**Goal of the exercise**
Transcribe the full listing exactly, and drop every picture.

**Source data**

================================

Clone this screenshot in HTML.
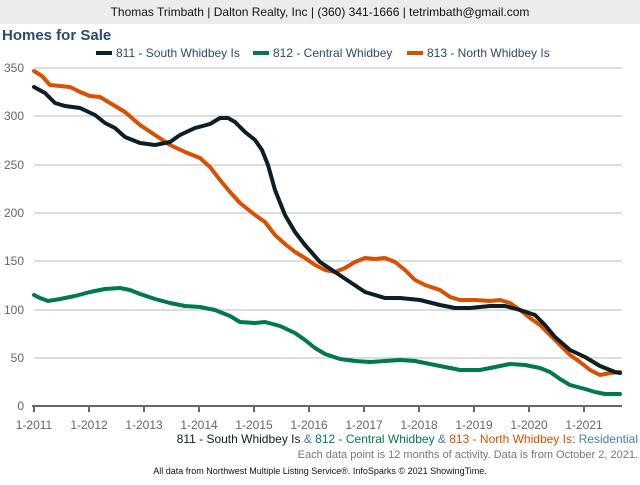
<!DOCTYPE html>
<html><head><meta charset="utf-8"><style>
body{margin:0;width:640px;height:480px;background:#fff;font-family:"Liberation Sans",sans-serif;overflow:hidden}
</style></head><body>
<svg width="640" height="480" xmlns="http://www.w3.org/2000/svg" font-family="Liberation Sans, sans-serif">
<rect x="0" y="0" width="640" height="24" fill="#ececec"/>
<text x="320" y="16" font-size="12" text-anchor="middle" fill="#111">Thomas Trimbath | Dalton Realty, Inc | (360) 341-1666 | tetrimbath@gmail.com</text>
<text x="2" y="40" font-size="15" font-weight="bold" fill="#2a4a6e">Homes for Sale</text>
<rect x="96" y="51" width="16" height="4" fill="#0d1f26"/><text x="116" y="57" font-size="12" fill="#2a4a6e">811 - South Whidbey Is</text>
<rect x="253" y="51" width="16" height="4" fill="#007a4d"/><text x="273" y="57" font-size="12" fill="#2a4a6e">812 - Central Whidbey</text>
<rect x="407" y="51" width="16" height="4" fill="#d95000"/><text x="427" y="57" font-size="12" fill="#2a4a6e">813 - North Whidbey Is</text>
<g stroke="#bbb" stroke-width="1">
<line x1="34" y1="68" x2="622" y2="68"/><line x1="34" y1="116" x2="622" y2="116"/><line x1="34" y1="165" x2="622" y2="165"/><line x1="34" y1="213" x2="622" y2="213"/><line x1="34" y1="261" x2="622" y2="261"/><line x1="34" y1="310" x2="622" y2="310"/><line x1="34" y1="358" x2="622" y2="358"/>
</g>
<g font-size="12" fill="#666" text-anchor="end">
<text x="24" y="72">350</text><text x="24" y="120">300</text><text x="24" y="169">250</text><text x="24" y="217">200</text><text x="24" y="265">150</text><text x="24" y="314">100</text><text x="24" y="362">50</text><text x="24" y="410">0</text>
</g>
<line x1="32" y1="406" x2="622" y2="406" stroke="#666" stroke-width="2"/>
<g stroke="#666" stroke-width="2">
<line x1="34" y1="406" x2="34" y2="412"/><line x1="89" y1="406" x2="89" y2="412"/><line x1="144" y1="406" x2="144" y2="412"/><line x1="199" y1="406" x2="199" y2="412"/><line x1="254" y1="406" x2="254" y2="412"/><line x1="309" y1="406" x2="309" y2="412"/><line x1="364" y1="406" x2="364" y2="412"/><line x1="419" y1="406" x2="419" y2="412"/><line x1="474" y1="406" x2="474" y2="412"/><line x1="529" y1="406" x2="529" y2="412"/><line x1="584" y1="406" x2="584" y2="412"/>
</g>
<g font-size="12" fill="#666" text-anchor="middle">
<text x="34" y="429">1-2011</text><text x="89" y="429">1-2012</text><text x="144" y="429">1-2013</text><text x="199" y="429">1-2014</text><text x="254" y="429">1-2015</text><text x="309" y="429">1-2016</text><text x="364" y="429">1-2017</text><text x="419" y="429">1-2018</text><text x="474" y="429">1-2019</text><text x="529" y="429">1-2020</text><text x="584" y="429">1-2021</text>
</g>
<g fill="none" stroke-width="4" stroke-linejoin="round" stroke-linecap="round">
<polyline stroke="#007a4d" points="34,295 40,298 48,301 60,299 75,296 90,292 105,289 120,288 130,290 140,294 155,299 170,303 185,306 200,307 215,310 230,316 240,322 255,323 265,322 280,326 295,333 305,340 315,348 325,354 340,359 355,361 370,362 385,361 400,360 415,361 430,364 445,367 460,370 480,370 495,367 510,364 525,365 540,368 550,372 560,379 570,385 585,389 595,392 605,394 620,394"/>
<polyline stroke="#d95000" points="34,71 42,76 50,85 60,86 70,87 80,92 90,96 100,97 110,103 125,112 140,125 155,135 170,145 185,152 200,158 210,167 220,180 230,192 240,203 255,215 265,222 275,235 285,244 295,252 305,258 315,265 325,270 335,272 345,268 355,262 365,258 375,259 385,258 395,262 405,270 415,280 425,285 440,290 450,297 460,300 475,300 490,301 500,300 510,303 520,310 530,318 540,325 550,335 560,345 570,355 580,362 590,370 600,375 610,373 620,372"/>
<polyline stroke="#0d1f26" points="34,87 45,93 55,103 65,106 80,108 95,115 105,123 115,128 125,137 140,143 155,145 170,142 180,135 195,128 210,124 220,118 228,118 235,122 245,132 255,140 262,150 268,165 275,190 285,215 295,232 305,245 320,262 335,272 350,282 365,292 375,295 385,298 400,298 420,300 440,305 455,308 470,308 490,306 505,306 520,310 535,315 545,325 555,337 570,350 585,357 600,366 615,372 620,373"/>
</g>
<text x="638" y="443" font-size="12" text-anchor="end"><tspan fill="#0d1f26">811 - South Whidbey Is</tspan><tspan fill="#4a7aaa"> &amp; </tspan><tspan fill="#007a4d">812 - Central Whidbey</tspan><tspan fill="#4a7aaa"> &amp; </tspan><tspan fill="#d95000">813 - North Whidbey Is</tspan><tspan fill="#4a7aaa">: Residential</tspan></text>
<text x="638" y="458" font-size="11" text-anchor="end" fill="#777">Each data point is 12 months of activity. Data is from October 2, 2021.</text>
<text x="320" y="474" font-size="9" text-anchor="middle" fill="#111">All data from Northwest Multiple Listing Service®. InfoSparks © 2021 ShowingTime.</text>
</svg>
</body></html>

================================

**The output**
Clone this screenshot in HTML.
<!DOCTYPE html>
<html><head><meta charset="utf-8"><style>
body{margin:0;width:640px;height:480px;background:#fff;font-family:"Liberation Sans",sans-serif;overflow:hidden}
</style></head><body>
<svg width="640" height="480" xmlns="http://www.w3.org/2000/svg" font-family="Liberation Sans, sans-serif">
<rect x="0" y="0" width="640" height="24" fill="#ececec"/>
<text x="320" y="16" font-size="12" text-anchor="middle" fill="#111">Thomas Trimbath | Dalton Realty, Inc | (360) 341-1666 | tetrimbath@gmail.com</text>
<text x="2" y="40" font-size="15" font-weight="bold" fill="#2a4a6e">Homes for Sale</text>
<rect x="96" y="51" width="16" height="4" fill="#0d1f26"/><text x="116" y="57" font-size="12" fill="#2a4a6e">811 - South Whidbey Is</text>
<rect x="253" y="51" width="16" height="4" fill="#007a4d"/><text x="273" y="57" font-size="12" fill="#2a4a6e">812 - Central Whidbey</text>
<rect x="407" y="51" width="16" height="4" fill="#d95000"/><text x="427" y="57" font-size="12" fill="#2a4a6e">813 - North Whidbey Is</text>
<g stroke="#bbb" stroke-width="1">
<line x1="34" y1="68" x2="622" y2="68"/><line x1="34" y1="116" x2="622" y2="116"/><line x1="34" y1="165" x2="622" y2="165"/><line x1="34" y1="213" x2="622" y2="213"/><line x1="34" y1="261" x2="622" y2="261"/><line x1="34" y1="310" x2="622" y2="310"/><line x1="34" y1="358" x2="622" y2="358"/>
</g>
<g font-size="12" fill="#666" text-anchor="end">
<text x="24" y="72">350</text><text x="24" y="120">300</text><text x="24" y="169">250</text><text x="24" y="217">200</text><text x="24" y="265">150</text><text x="24" y="314">100</text><text x="24" y="362">50</text><text x="24" y="410">0</text>
</g>
<line x1="32" y1="406" x2="622" y2="406" stroke="#666" stroke-width="2"/>
<g stroke="#666" stroke-width="2">
<line x1="34" y1="406" x2="34" y2="412"/><line x1="89" y1="406" x2="89" y2="412"/><line x1="144" y1="406" x2="144" y2="412"/><line x1="199" y1="406" x2="199" y2="412"/><line x1="254" y1="406" x2="254" y2="412"/><line x1="309" y1="406" x2="309" y2="412"/><line x1="364" y1="406" x2="364" y2="412"/><line x1="419" y1="406" x2="419" y2="412"/><line x1="474" y1="406" x2="474" y2="412"/><line x1="529" y1="406" x2="529" y2="412"/><line x1="584" y1="406" x2="584" y2="412"/>
</g>
<g font-size="12" fill="#666" text-anchor="middle">
<text x="34" y="429">1-2011</text><text x="89" y="429">1-2012</text><text x="144" y="429">1-2013</text><text x="199" y="429">1-2014</text><text x="254" y="429">1-2015</text><text x="309" y="429">1-2016</text><text x="364" y="429">1-2017</text><text x="419" y="429">1-2018</text><text x="474" y="429">1-2019</text><text x="529" y="429">1-2020</text><text x="584" y="429">1-2021</text>
</g>
<g fill="none" stroke-width="4" stroke-linejoin="round" stroke-linecap="round">
<polyline stroke="#007a4d" points="34,295 40,298 48,301 60,299 75,296 90,292 105,289 120,288 130,290 140,294 155,299 170,303 185,306 200,307 215,310 230,316 240,322 255,323 265,322 280,326 295,333 305,340 315,348 325,354 340,359 355,361 370,362 385,361 400,360 415,361 430,364 445,367 460,370 480,370 495,367 510,364 525,365 540,368 550,372 560,379 570,385 585,389 595,392 605,394 620,394"/>
<polyline stroke="#d95000" points="34,71 42,76 50,85 60,86 70,87 80,92 90,96 100,97 110,103 125,112 140,125 155,135 170,145 185,152 200,158 210,167 220,180 230,192 240,203 255,215 265,222 275,235 285,244 295,252 305,258 315,265 325,270 335,272 345,268 355,262 365,258 375,259 385,258 395,262 405,270 415,280 425,285 440,290 450,297 460,300 475,300 490,301 500,300 510,303 520,310 530,318 540,325 550,335 560,345 570,355 580,362 590,370 600,375 610,373 620,372"/>
<polyline stroke="#0d1f26" points="34,87 45,93 55,103 65,106 80,108 95,115 105,123 115,128 125,137 140,143 155,145 170,142 180,135 195,128 210,124 220,118 228,118 235,122 245,132 255,140 262,150 268,165 275,190 285,215 295,232 305,245 320,262 335,272 350,282 365,292 375,295 385,298 400,298 420,300 440,305 455,308 470,308 490,306 505,306 520,310 535,315 545,325 555,337 570,350 585,357 600,366 615,372 620,373"/>
</g>
<text x="638" y="443" font-size="12" text-anchor="end"><tspan fill="#0d1f26">811 - South Whidbey Is</tspan><tspan fill="#4a7aaa"> &amp; </tspan><tspan fill="#007a4d">812 - Central Whidbey</tspan><tspan fill="#4a7aaa"> &amp; </tspan><tspan fill="#d95000">813 - North Whidbey Is</tspan><tspan fill="#4a7aaa">: Residential</tspan></text>
<text x="638" y="458" font-size="11" text-anchor="end" fill="#777">Each data point is 12 months of activity. Data is from October 2, 2021.</text>
<text x="320" y="474" font-size="9" text-anchor="middle" fill="#111">All data from Northwest Multiple Listing Service®. InfoSparks © 2021 ShowingTime.</text>
</svg>
</body></html>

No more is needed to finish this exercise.